もちろん、季節先取りで投入をして上手く消化できているブランドもあるだろうから、そのブランドはそのやり方で問題ないだろうが、常に気温で売れ行きが左右されているブランドは、顧客が体感温度に応じた買い方をしているのだからそれに合わせる必要性があるだろう。

理論上は、夏服を着る期間が長期化しているのだから夏服を長期間売れば良いということになる。あくまでも理論上は。

 

 

これに対して、例えば縫製工場のスケジュールはどうなるのか?とか素材の手配のスケジュールはどうなるのか?という疑問も提示されている。

また、仮にジャヴァだけが季節MDを変更したとして、入店している百貨店やファッションビルのMDとの不整合はどうするのか?とか、周辺の他店との商品政策のズレはどうするのか?という問題も出てくる。

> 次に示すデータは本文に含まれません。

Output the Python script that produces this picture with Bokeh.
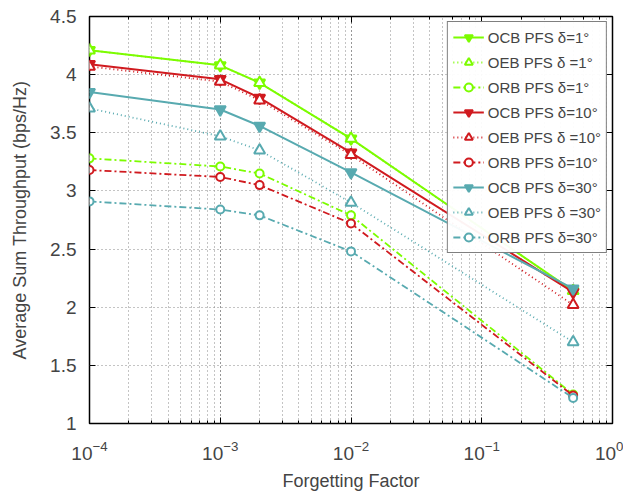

ジャヴァ1社だけが「夏服の販売期間を長くしました」というだけでは済まないことも明白である。

 

 

 

とはいえ、個人的にはこういう模索は評価をしている。

理由は、体感温度で衣料品を買う人が増え(全員ではないが)ているのに、商品の季節MD が従来通りを墨守していても実際には売りづらさが増ましている。

さらにその上に業界では「プロパー(定価)販売」を重視する傾向が強まっており、一部のプロパー販売比率信仰は過剰ともいえるほどに高まっている。なのに、その一方で体感温度に合わない物をゴリ押しで定価販売し続けても購買率は高まるどころか、余計に低下する。

1、年々高温化する気温

2、体感気温購買の普及

という背景があるにもかかわらず、従来型の季節MDを墨守しながらプロパー販売率を高めろというのは無理ゲーではないか。

ジャヴァの提案が今後業界標準になるのかどうかはわからないが、個人的には検討してみる価値があると思っている。